Last night we made these Beef Fajitas along with This and they were so tasty and I will tell you why…

1 flank steak or round steak, cut into thin strips
1 Green Bell Pepper, sliced into strips
1 Red bell Pepper, sliced into strips
I large yellow onion, sliced
about 1 1/2 tsp Fajita seasoning

Mix this all up in a bowl and either grill it or fry it all up in a pan until the meat is done.

And these are just one of the reason I love Costco so much! We just cook these up on a griddle and feel them with the meat, peppers and onions.

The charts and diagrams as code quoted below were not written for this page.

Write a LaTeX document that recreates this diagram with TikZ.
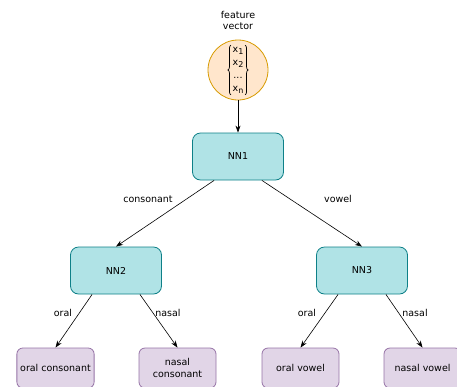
\documentclass[tikz,border=0pt]{standalone}
\usepackage{fontspec}
\setmainfont{DejaVu Sans}
\usetikzlibrary{arrows.meta,decorations.pathreplacing}

\definecolor{nnfill}{HTML}{B0E3E6}
\definecolor{nnline}{HTML}{0E8088}
\definecolor{leaffill}{HTML}{E1D5E7}
\definecolor{leafline}{HTML}{9673A6}
\definecolor{vecfill}{HTML}{FFE6CC}
\definecolor{vecline}{HTML}{D79B00}

\newcommand{\xsub}[1]{x\raisebox{-2pt}{\fontsize{8}{8}\selectfont #1}}

\begin{document}
\begin{tikzpicture}[
    x=1pt, y=-1pt,
    font=\fontsize{9.5}{11.5}\selectfont,
    nn/.style={rectangle, rounded corners=8pt, draw=nnline, fill=nnfill, line width=0.8pt, minimum width=91pt, minimum height=47pt},
    leaf/.style={rectangle, rounded corners=6pt, draw=leafline, fill=leaffill, line width=0.8pt, minimum width=77pt, minimum height=40pt, align=center},
    vec/.style={circle, draw=vecline, fill=vecfill, line width=0.8pt, minimum size=60pt, inner sep=0pt},
    lbl/.style={inner sep=1pt},
    vbrace/.style={decorate, decoration={brace, amplitude=3pt}, line width=0.7pt},
    arrow/.style={-{Stealth[length=7pt, width=5pt]}, line width=0.6pt}
]
\useasboundingbox (0,0) rectangle (457,386);

% Input: feature vector
\node[lbl, align=center] (title) at (238,20.5) {feature\\vector};
\node[vec] (fv) at (238,70) {};
\node[inner sep=1.5pt, align=center, font=\fontsize{9.5}{13}\selectfont] (vecbody) at (238,70) {\xsub{1}\\\xsub{2}\\...\\\xsub{n}};
\draw[vbrace] (vecbody.south west) -- (vecbody.north west);
\draw[vbrace] (vecbody.north east) -- (vecbody.south east);

% Classifiers
\node[nn] (nn1) at (238,156.5) {NN1};
\node[nn] (nn2) at (116,270.5) {NN2};
\node[nn] (nn3) at (362,270.5) {NN3};

% Output classes
\node[leaf] (oralc) at (55.5,368) {oral consonant};
\node[leaf] (nasalc) at (177.5,368) {nasal\\consonant};
\node[leaf] (oralv) at (300.5,368) {oral vowel};
\node[leaf] (nasalv) at (422.5,368) {nasal vowel};

% Branch labels
\node[lbl] (l_cons) at (148,199) {consonant};
\node[lbl] (l_vow) at (338,199) {vowel};
\node[lbl] (l_oral2) at (63,313) {oral};
\node[lbl] (l_nasal2) at (168,313) {nasal};
\node[lbl] (l_oral3) at (307,313) {oral};
\node[lbl] (l_nasal3) at (415,313) {nasal};

% Connections
\draw[arrow] (fv) -- (nn1);
\draw[arrow] (nn1.-135) -- (nn2.north);
\draw[arrow] (nn1.-45) -- (nn3.north);
\draw[arrow] (nn2.-135) -- (oralc.north);
\draw[arrow] (nn2.-45) -- (nasalc.north);
\draw[arrow] (nn3.-135) -- (oralv.north);
\draw[arrow] (nn3.-45) -- (nasalv.north);

\end{tikzpicture}
\end{document}
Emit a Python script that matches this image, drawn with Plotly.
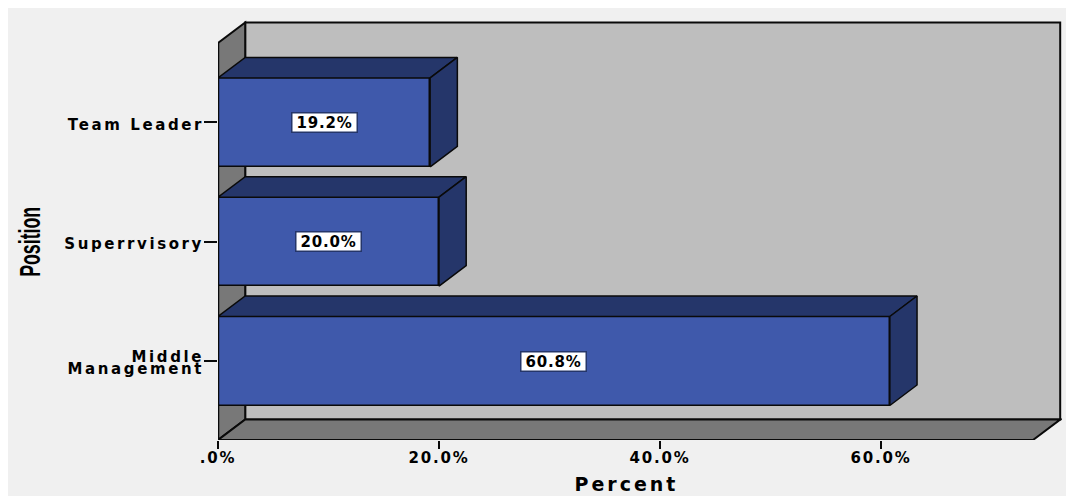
import plotly.graph_objects as go

categories = ["Middle<br>Management", "Superrvisory", "Team Leader"]
percent = [60.8, 20.0, 19.2]
value_labels = ["60.8%", "20.0%", "19.2%"]
x_ticks = [0, 20, 40, 60]
x_tick_labels = [".0%", "20.0%", "40.0%", "60.0%"]

# the page adds an 8 px body margin, so figure pixels = reference pixels - 8
OFF = 8
PX_X = 11.05
PX_Y = 119.3
L, R, T, B = 218 - OFF, 1062 - OFF, 20 - OFF, 440 - OFF
Y0 = 361 - OFF
x_range = [0, (R - L) / PX_X]
y_low = -(B - Y0) / PX_Y
y_high = (Y0 - T) / PX_Y
DX = 27.2 / PX_X
DY = 20.5 / PX_Y
HALF = 44.5 / PX_Y
FLOOR_END = (1033 - OFF - L) / PX_X
WALL_TOP = (Y0 - (43 - OFF)) / PX_Y

BAR = "#3F59AB"
DARK = "#25366A"
WALL = "#BEBEBE"
SIDE = "#787878"
PANEL = "#F0F0F0"
INK = "#0A0A0A"
FONT = "DejaVu Sans, sans-serif"

ypos = list(range(len(categories)))


def poly(xs, ys, fill, w=2):
    path = "M " + " L ".join(f"{a},{b}" for a, b in zip(xs, ys)) + " Z"
    return dict(type="path", path=path, xref="x", yref="y", fillcolor=fill,
                line=dict(color=INK, width=w), layer="below")


shapes = [
    poly([DX, FLOOR_END + DX, FLOOR_END + DX, DX],
         [y_low + DY, y_low + DY, WALL_TOP + DY, WALL_TOP + DY], WALL),
    poly([0, DX, DX, 0], [y_low, y_low + DY, WALL_TOP + DY, WALL_TOP], SIDE),
    poly([0, FLOOR_END, FLOOR_END + DX, DX], [y_low, y_low, y_low + DY, y_low + DY], SIDE),
]

fig = go.Figure()
fig.add_trace(go.Bar(
    y=ypos, x=percent, orientation="h", width=2 * HALF,
    marker=dict(color=BAR, line=dict(color=INK, width=1.5)), hoverinfo="skip",
))
for yi, v in zip(ypos, percent):
    fig.add_trace(go.Scatter(
        x=[0, v, v + DX, DX, 0], y=[yi + HALF, yi + HALF, yi + HALF + DY, yi + HALF + DY, yi + HALF],
        mode="lines", fill="toself", fillcolor=DARK, line=dict(color=INK, width=1.5), hoverinfo="skip",
    ))
    fig.add_trace(go.Scatter(
        x=[v, v + DX, v + DX, v, v], y=[yi - HALF, yi - HALF + DY, yi + HALF + DY, yi + HALF, yi - HALF],
        mode="lines", fill="toself", fillcolor=DARK, line=dict(color=INK, width=1.5), hoverinfo="skip",
    ))
fig.add_trace(go.Scatter(x=[0, 0], y=[y_low, WALL_TOP], mode="lines", cliponaxis=False,
                         line=dict(color=INK, width=2.5), hoverinfo="skip"))

for yi, v, t in zip(ypos, percent, value_labels):
    fig.add_annotation(x=v / 2, y=yi, text=f"<b>{t}</b>", showarrow=False, width=64, height=18,
                       font=dict(family=FONT, size=15, color="#000"), bgcolor="#fff",
                       bordercolor=DARK, borderwidth=1.5, borderpad=0)

fig.add_annotation(xref="paper", yref="paper", x=(30 - 218) / (R - L), y=(440 - 242) / (B - T),
                   xanchor="center", yanchor="middle",
                   text="<b>Position</b>", textangle=-90, showarrow=False,
                   font=dict(family="Liberation Sans", size=29, color="#000"))
fig.add_annotation(xref="paper", yref="paper", x=(626 - 218) / (R - L), y=(440 - 484) / (B - T),
                   xanchor="center", yanchor="middle",
                   text="<b>Percent</b>", showarrow=False,
                   font=dict(family=FONT, size=19, color="#000"))

fig.update_layout(
    width=1074 - OFF, height=496 - OFF, autosize=False, showlegend=False, bargap=0,
    margin=dict(l=L, r=1074 - OFF - R, t=T, b=496 - OFF - B, pad=0),
    paper_bgcolor=PANEL, plot_bgcolor="rgba(0,0,0,0)", shapes=shapes,
    xaxis=dict(range=x_range, tickmode="array", tickvals=x_ticks, ticktext=[f"<b>{s}</b>" for s in x_tick_labels],
               ticks="outside", ticklen=8, tickwidth=2, tickcolor=INK, showgrid=False, zeroline=False,
               showline=False, ticklabelstandoff=-4, tickfont=dict(family=FONT, size=15, color="#000")),
    yaxis=dict(range=[y_low, y_high], tickmode="array", tickvals=ypos, ticktext=[f"<b>{s}</b>" for s in categories],
               ticks="outside", ticklen=13, tickwidth=1.5, tickcolor=INK, showgrid=False, zeroline=False,
               showline=False, ticklabelstandoff=-3, ticklabelshift=2, tickfont=dict(family=FONT, size=15, color="#000")),
)

finish_js = """
var st = document.createElement('style');
st.textContent = '.ytick text{letter-spacing:2.6px} .xtick text{letter-spacing:1.8px}';
document.head.appendChild(st);
document.querySelectorAll('.annotation-text').forEach(function (t) {
  var s = t.textContent;
  if (s === 'Percent') t.style.letterSpacing = '3px';
  else if (s.indexOf('%') >= 0) t.style.letterSpacing = '0.8px';
  else if (s === 'Position') {
    t.setAttribute('textLength', '70');
    t.setAttribute('lengthAdjust', 'spacingAndGlyphs');
  }
});
document.querySelectorAll('.ytick text').forEach(function (t) {
  var lines = t.querySelectorAll('tspan.line');
  if (lines.length === 2) {
    lines[1].setAttribute('dy', '12.5px');
    lines.forEach(function (l) {
      l.setAttribute('y', parseFloat(l.getAttribute('y')) + 3);
    });
  }
});
"""
fig.write_html("out.html", post_script=finish_js)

And for the things that make it GOOD. Have you ever tried Wholly Salsa?? It is so so yummy and I am usually not into store bought salsa but this is my new fav..
Also top with:
Fresh Cilantro
diced tomatoes
Fresh lime juice
Sour Cream
Homemade Guacamole

{Chili Cheese Dip}

This is a yummy little dip, and I thought it would be a good one to post being super bowl weekend and all…Oh and it all goes in the crock pot so its easy!

1 lb lean ground beef
1 (16oz) picante sauce (I use mild)
2 (15oz) cans refried beans
1 cup sour cream
1/2 tsp chili powder
1/2 cup chopped onion
1 cup cheddar cheese, shredded
Small can of mild green chilies
Salt and pepper to taste

Cook beef with onion, drain. Mix everything together in a crock pot. Cook on low 3-4 hours. Serve with tortilla chips.